Graham Wallas was the most kindly of human beings, immensely stimulating and encouraging to the young. He was an eager rationalist, who resigned from the school where he taught in Highgate because he disapproved of religious instruction. He resigned from the Fabian Society in 1902 because, as he said, "the Webbs had an inadequate conception of liberty".
(3) Beatrice Webb, diary entry (25th July, 1894)
Spent two days (while Sidney was in London) alone with Graham Wallas. Long walks after dinner on the moorland in the clouded twilight of this stormy summer season - with the yellow of the setting sun peering on the horizon between thick black clouds. Poor fellow, he is in a dreary mood just now, overworked with organizing the Progressives for the next School Board election - and himself standing for Hackney - besides making his livelihood by lecturing.
Graham Wallas grinds on, making no personal claims, impersonal and almost callous in his manner, an English gentleman in his relations with women to whom flirtation, let alone an intrigue, would seem underbred as well as unkind and dishonourable. All the same, he is not positively unhappy, only perpetually overworked and living in a grey cloudland of dutiful effort.
(4) Beatrice Webb, diary entry (14th January, 1898)
Our old friend Graham Wallas has married - Ada Radford, a woman of forty or thereabouts and one of a cultivated, public-spirited, somewhat aesthetic middle-class family. She was educated at Girton, became assistant mistress of High School, then secretary to a Working Women's College, then a writer for the Yellow Book. I do not take to her. She is obviously a good woman - sweet-natured (Graham says humorous) with decision and capacity. With Madonna-like features, good complexion and soft golden hair, she ought to be pleasant to look at: but as a matter of principle she dresses in yellow-green sloppy garments, large garden hat with bows of green silk - her hair is always coming down - and generally speaking, she looks as if she had tumbled up out of an armchair in which she had slept the night, and her movements are aggressively ugly.
(5) Graham Wallas, Human Nature in Politics (1908)

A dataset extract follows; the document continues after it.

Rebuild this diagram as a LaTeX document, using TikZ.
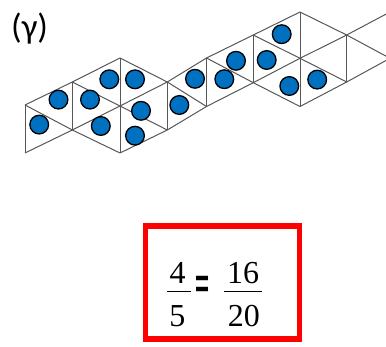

The study of politics is now in an unsatisfactory position. Throughout Europe and America, representative democracy is generally accepted as the best form of government; but those who have had most experience of its actual working are often disappointed and apprehensive.

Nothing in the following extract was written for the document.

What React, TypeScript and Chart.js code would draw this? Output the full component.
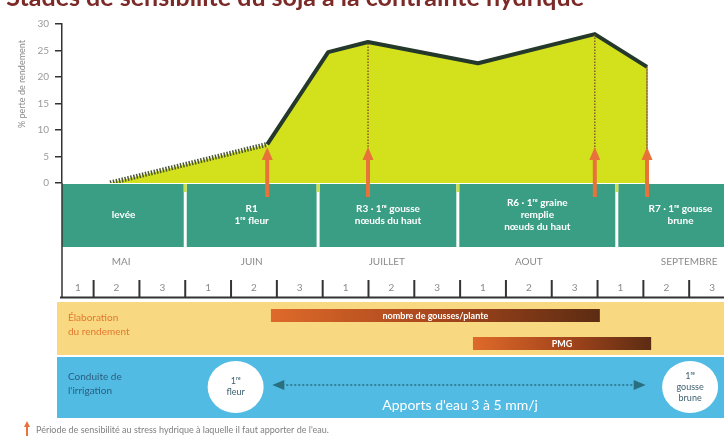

Democracy has not been extended to non-European races, and during the last few years many
democratic movements have failed. This dissatisfaction has led to much study of political institutions; but little attention has been recently given in works on politics to the facts of human nature. Political science in the past was mainly based, on conceptions of human nature, but the discredit of the dogmatic political
writers of the early nineteenth century has made modern students of politics over-anxious to avoid anything which recalls their methods. That advance therefore of psychology which has transformed pedagogy and criminology has left politics largely unchanged.
The neglect of the study of human nature is likely, however, to prove only a temporary phase of political thought, and there are already signs that it, is coming to an end.